Aim >> From the first line of the listing below, retype each line up to and including the one with "import numpy as np"; pictures stay out.

Supplied data >>
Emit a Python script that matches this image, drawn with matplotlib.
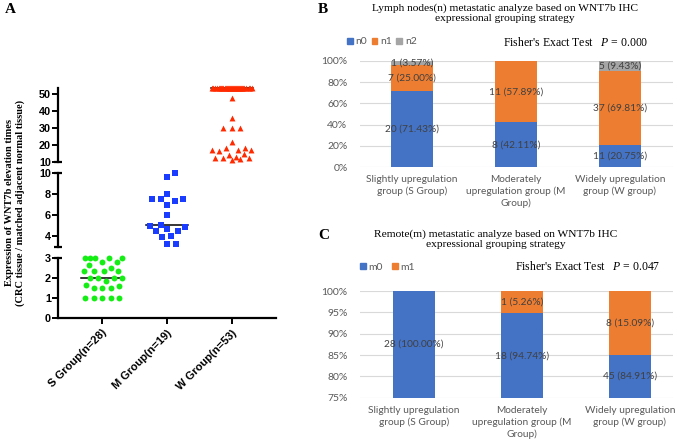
import matplotlib
matplotlib.use("Agg")
import matplotlib.pyplot as plt
import matplotlib.transforms as mtransforms
from matplotlib.patches import Patch
import numpy as np

plt.rcParams["mathtext.fontset"] = "custom"
plt.rcParams["mathtext.it"] = "Liberation Serif:italic"
plt.rcParams["mathtext.rm"] = "Liberation Serif"

# ---------------- data ----------------
a_groups = ["S Group(n=28)", "M Group(n=19)", "W Group(n=53)"]
s_values = [3.0, 3.0, 3.0, 3.0, 3.0, 2.8, 2.8, 2.65, 2.5, 2.33, 2.33, 2.33, 2.33,
            1.87, 2.0, 2.0, 2.0, 2.0, 1.65, 1.58, 1.5, 1.5, 1.5,
            1.0, 1.0, 1.0, 1.0, 1.0]
m_values = [10.0, 9.6, 8.0, 7.5, 7.35, 7.5, 7.5, 7.0, 6.0, 5.1, 5.0, 4.85,
            4.5, 4.5, 4.7, 4.0, 3.9, 3.3, 3.3]
w_values = [53.5] * 33 + [47.5, 36.0, 30.0, 30.0, 30.0, 21.5, 18.0, 17.2, 17.2,
                          16.5, 17.2, 18.0, 14.1, 14.5, 12.5, 11.8, 11.0, 12.2,
                          12.2, 12.9]

bc_categories = ["Slightly upregulation\ngroup (S Group)",
                 "Moderately\nupregulation group (M\nGroup)",
                 "Widely upregulation\ngroup (W group)"]
n0 = [20, 8, 11]
n1 = [7, 11, 37]
n2 = [1, 0, 5]
m0 = [28, 18, 45]
m1 = [0, 1, 8]

b_title = "Lymph nodes(n) metastatic analyze based on WNT7b IHC\nexpressional grouping strategy"
c_title = "Remote(m) metastatic analyze based on WNT7b IHC\nexpressional grouping strategy"
b_p = "0.000"
c_p = "0.047"

W, H = 685, 446
fig = plt.figure(figsize=(W / 100, H / 100), dpi=100)

def fr(x0, y_top, x1, y_bot):
    return [x0 / W, 1 - y_bot / H, (x1 - x0) / W, (y_bot - y_top) / H]

SERIF = "Liberation Serif"
SANS = "Liberation Sans"
XL = (0.323, 3.677)

# ---------------- panel A ----------------
ax_top = fig.add_axes(fr(58, 88, 276, 162))
ax_mid = fig.add_axes(fr(58, 173, 276, 247))
ax_bot = fig.add_axes(fr(58, 258, 276, 318))
segs = [(ax_top, (10, 53.5), [10, 20, 30, 40, 50]),
        (ax_mid, (3, 10), [4, 6, 8, 10]),
        (ax_bot, (0, 3), [0, 1, 2, 3])]
for ax, yl, ticks in segs:
    ax.set_xlim(*XL)
    ax.set_ylim(*yl)
    ax.patch.set_alpha(0)
    for sp in ["top", "right"]:
        ax.spines[sp].set_visible(False)
    ax.spines["left"].set_linewidth(1.6)
    ax.set_yticks(ticks)
    ax.tick_params(axis="y", length=4, width=1.4, pad=1, labelsize=7.8)
    for lab in ax.get_yticklabels():
        lab.set_fontfamily(SANS)
        lab.set_fontweight("bold")
    if ax is not ax_bot:
        ax.spines["bottom"].set_visible(False)
        ax.set_xticks([])
    trans = mtransforms.blended_transform_factory(ax.transAxes, ax.transData)
    if ax is ax_top:
        ends = [yl[0]]
    elif ax is ax_mid:
        ends = [yl[0], yl[1]]
    else:
        ends = [yl[1]]
    for e in ends:
        ax.plot([-0.018, 0.018], [e, e], color="black", lw=1.6, transform=trans,
                clip_on=False, solid_capstyle="butt")

ax_bot.spines["bottom"].set_linewidth(1.6)
ax_bot.set_xticks([1, 2, 3])
ax_bot.set_xticklabels(a_groups, rotation=45, ha="right", va="top",
                       rotation_mode="anchor", fontfamily=SANS,
                       fontweight="bold", fontsize=8)
ax_bot.tick_params(axis="x", length=4, width=1.4, pad=3)


def swarm(ax, x0, vals, d_px=8.3, maxhalf=20):
    tr = ax.transData
    order = np.argsort(vals, kind="stable")
    placed = []
    xs = np.zeros(len(vals))
    px_per_x = tr.transform((1, 0))[0] - tr.transform((0, 0))[0]
    cands = [0.0]
    k = 1
    while k * 0.5 <= maxhalf:
        cands += [k * 0.5, -k * 0.5]
        k += 1
    for i in order:
        yp = tr.transform((x0, vals[i]))[1]
        best, bestd, best_f = None, -1, 0.0
        for c in cands:
            if placed:
                dmin = min(np.hypot(c - px, yp - py) for px, py in placed)
            else:
                dmin = 1e9
            if dmin >= d_px:
                best = c
                break
            if dmin > bestd:
                bestd, best_f = dmin, c
        if best is None:
            best = best_f
        placed.append((best, yp))
        xs[i] = x0 + best / px_per_x
    return xs

green, blue, red = "#14ee14", "#1a3cff", "#ff2a00"
xs = swarm(ax_bot, 1, s_values)
ax_bot.scatter(xs, s_values, s=18, color=green, marker="o", lw=0, clip_on=False, zorder=3)
xs = swarm(ax_mid, 2, m_values)
ax_mid.scatter(xs, m_values, s=15, color=blue, marker="s", lw=0, clip_on=False, zorder=3)
xs = swarm(ax_top, 3, w_values)
ax_top.scatter(xs, w_values, s=18, color=red, marker="^", lw=0, clip_on=False, zorder=3)
for ax, x0, vals in [(ax_bot, 1, s_values), (ax_mid, 2, m_values), (ax_top, 3, w_values)]:
    med = np.median(vals)
    ax.plot([x0 - 0.33, x0 + 0.33], [med, med], color="black", lw=1.1,
            zorder=2, clip_on=False)

fig.text(15 / W, 1 - 203 / H,
         "Expression of WNT7b elevation times\n(CRC tissue / matched adjacent normal tissue)",
         rotation=90, ha="center", va="center", fontfamily=SERIF,
         fontweight="bold", fontsize=7.5, linespacing=1.25)
fig.text(5 / W, 1 - 3 / H, "A", fontfamily=SERIF, fontweight="bold",
         fontsize=11, va="top", ha="left")
fig.text(318 / W, 1 - 3 / H, "B", fontfamily=SERIF, fontweight="bold",
         fontsize=11, va="top", ha="left")
fig.text(318 / W, 1 - 229 / H, "C", fontfamily=SERIF, fontweight="bold",
         fontsize=11, va="top", ha="left")

# ---------------- panels B & C ----------------
BLUE, ORANGE, GRAY = "#4472C4", "#ED7D31", "#A5A5A5"
TXT = "#404040"
TICK = "#595959"
LAB = "Lato"


def stacked(ax, series, names, colors, ylim, yticks, xlim, width):
    x = np.arange(len(bc_categories))
    totals = np.sum(series, axis=0)
    bottom = np.zeros(len(x))
    for vals, col in zip(series, colors):
        pct = np.array(vals) / totals * 100
        ax.bar(x, pct, width, bottom=bottom, color=col, zorder=2)
        for xi, b, p, v in zip(x, bottom, pct, vals):
            if v == 0:
                continue
            lo = max(b, ylim[0])
            hi = min(b + p, ylim[1])
            ax.text(xi, (lo + hi) / 2, f"{v} ({p:.2f}%)", ha="center",
                    va="center", fontsize=7.3, color=TXT, fontfamily=LAB,
                    zorder=3)
        bottom += pct
    ax.set_ylim(*ylim)
    ax.set_xlim(*xlim)
    ax.set_yticks(yticks)
    ax.set_yticklabels([f"{t}%" for t in yticks], fontfamily=LAB,
                       fontsize=7.5, color=TICK)
    ax.set_xticks(x)
    ax.set_xticklabels(bc_categories, fontfamily=LAB, fontsize=7.3,
                       color=TICK, linespacing=1.3)
    ax.tick_params(length=0, pad=9)
    ax.tick_params(axis="x", pad=6)
    for sp in ax.spines.values():
        sp.set_visible(False)
    ax.grid(axis="y", color="#d9d9d9", lw=0.8, zorder=0)
    ax.set_axisbelow(True)
    handles = [Patch(color=c, label=n) for n, c in zip(names, colors)]
    return handles


axB = fig.add_axes(fr(360, 61, 673, 167))
hB = stacked(axB, [n0, n1, n2], ["n0", "n1", "n2"], [BLUE, ORANGE, GRAY],
             (0, 100), [0, 20, 40, 60, 80, 100], (-0.5, 2.51), 0.4)
axC = fig.add_axes(fr(360, 291, 673, 397.7))
hC = stacked(axC, [m0, m1], ["m0", "m1"], [BLUE, ORANGE],
             (75, 100), [75, 80, 85, 90, 95, 100], (-0.5, 2.4), 0.39)

for handles, xl, yl, cs in [(hB, 347, 42, 0.45), (hC, 360, 267, 0.9)]:
    leg = fig.legend(handles=handles, loc="center left",
                     bbox_to_anchor=(xl / W, 1 - yl / H), ncol=len(handles),
                     frameon=False, handlelength=0.55, handleheight=0.55,
                     handletextpad=0.25, columnspacing=cs,
                     prop={"family": LAB, "size": 7.5}, borderaxespad=0,
                     borderpad=0)
    for t in leg.get_texts():
        t.set_color(TICK)

fig.text(505 / W, 1 - 3 / H, b_title, ha="center", va="top",
         fontfamily=SERIF, fontsize=8.2, linespacing=1.15)
fig.text(496 / W, 1 - 229 / H, c_title, ha="center", va="top",
         fontfamily=SERIF, fontsize=8.2, linespacing=1.15)
fig.text(503 / W, 1 - 42 / H, f"Fisher's Exact Test   $P$ = {b_p}",
         ha="left", va="center", fontfamily=SERIF, fontsize=8.5)
fig.text(515 / W, 1 - 267 / H, f"Fisher's Exact Test   $P$ = {c_p}",
         ha="left", va="center", fontfamily=SERIF, fontsize=8.5)

fig.savefig("out.png", dpi=100)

Solution to this exercise >>
Emit a Python script that matches this image, drawn with matplotlib.
import matplotlib
matplotlib.use("Agg")
import matplotlib.pyplot as plt
import matplotlib.transforms as mtransforms
from matplotlib.patches import Patch
import numpy as np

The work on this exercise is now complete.